Dodatkowo ucieczka od mroźnej zimy w Polsce i spędzenie Nowego Roku w tropikalnym raju, więc decyzja była łatwa, szybka i przyjemna.
Nurkowanie na Malediwach jest niesamowite. Przebywanie pod wodą w fantastycznej kolorowej rafie koralowej. Oglądanie pełnych wdzięków i gracji mant (płaszczek) o szerokości 5 lub 6 metrów, korzystających ze stacji czyszczenia lub żywiących się bogatymi w pokarm wodami atolu. Nurkowanie z majestatycznym rekinem wielorybim lub nawet ocieranie się o nie, jest niezapomnianym przeżyciem. Ale już na pewno, nigdy nie zapomnę nocnego nurkowanie z płaszczkami. Potężne światło na rufie naszej łodzi, przyciągało plankton, który z kolei przyciągnął płaszczki.
Zanurzyliśmy się na 10 metrów, docierając do rafy. Ustawiliśmy się w półokręgu, a pośrodku znajdował się snop światła z łodzi, podczas gdy dookoła nas panowała zupełna ciemność. W tym świetle, w końcu pojawiły się trzy płaszczki. Krążyły i krążyły wokół nas, zataczając koła i migając białymi spodami, niczym peleryny matadorów. Wirując jak tancerze baletowi lub flamenco. Zaledwie centymetry szybowały nad naszymi głowami.
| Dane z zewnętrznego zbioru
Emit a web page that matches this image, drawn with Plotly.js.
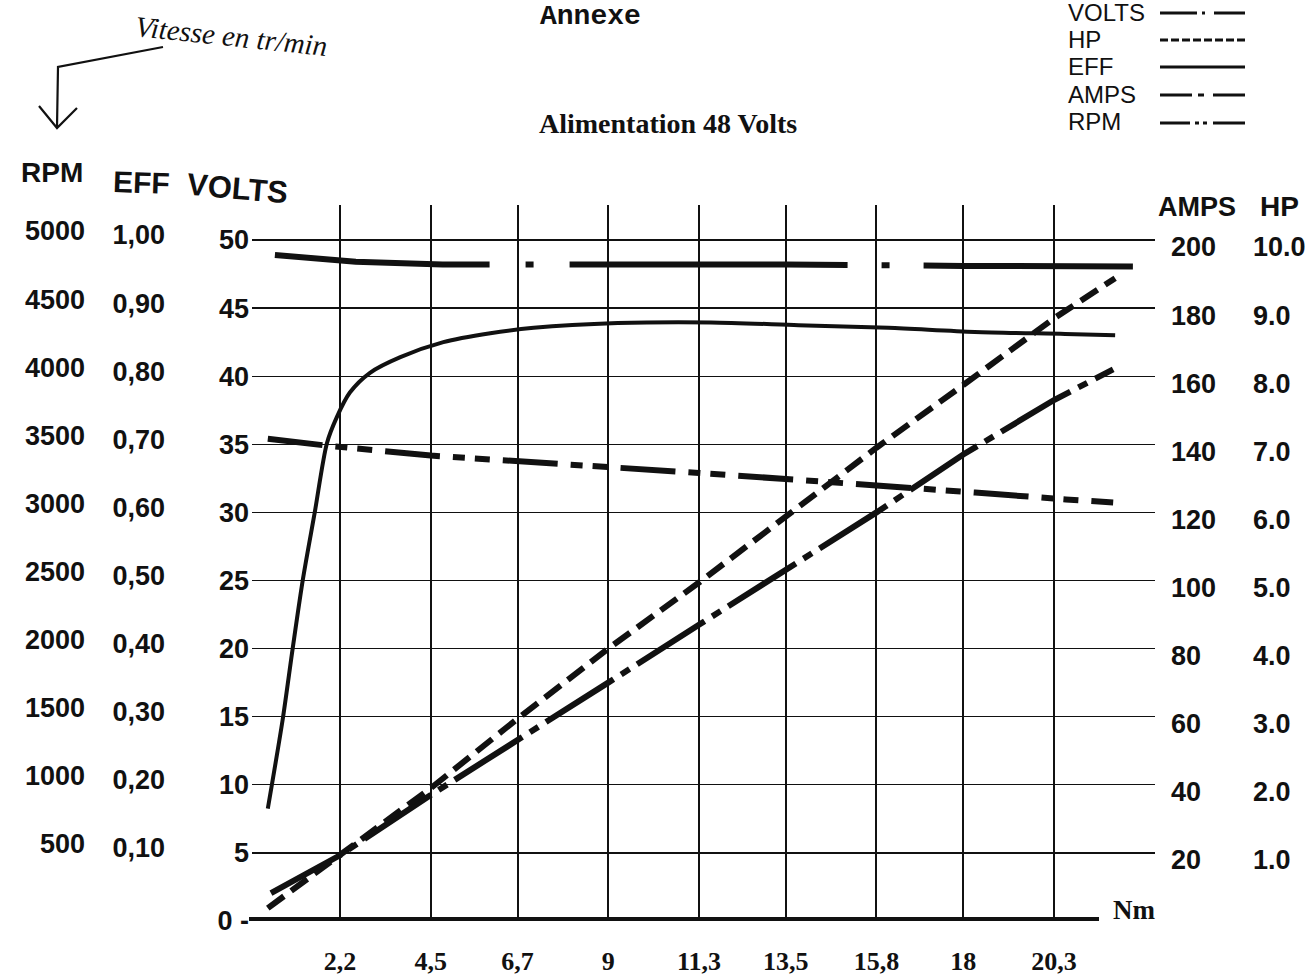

Po prostu najbardziej urzekająca, elegancka, pełna wdzięku i czarująca rzecz, jaką kiedykolwiek widziałem.
Dodajmy do tego wspaniałą pogodę, przeurocze tropikalne wyspy i super jedzenie. Można powiedzieć WAKACJE ŻYCIA.
Jedynym minusem było to, że wracałem do domu, z plus dwudziestu do minus dziesięciu stopni, w ciągu zaledwie jednego dnia!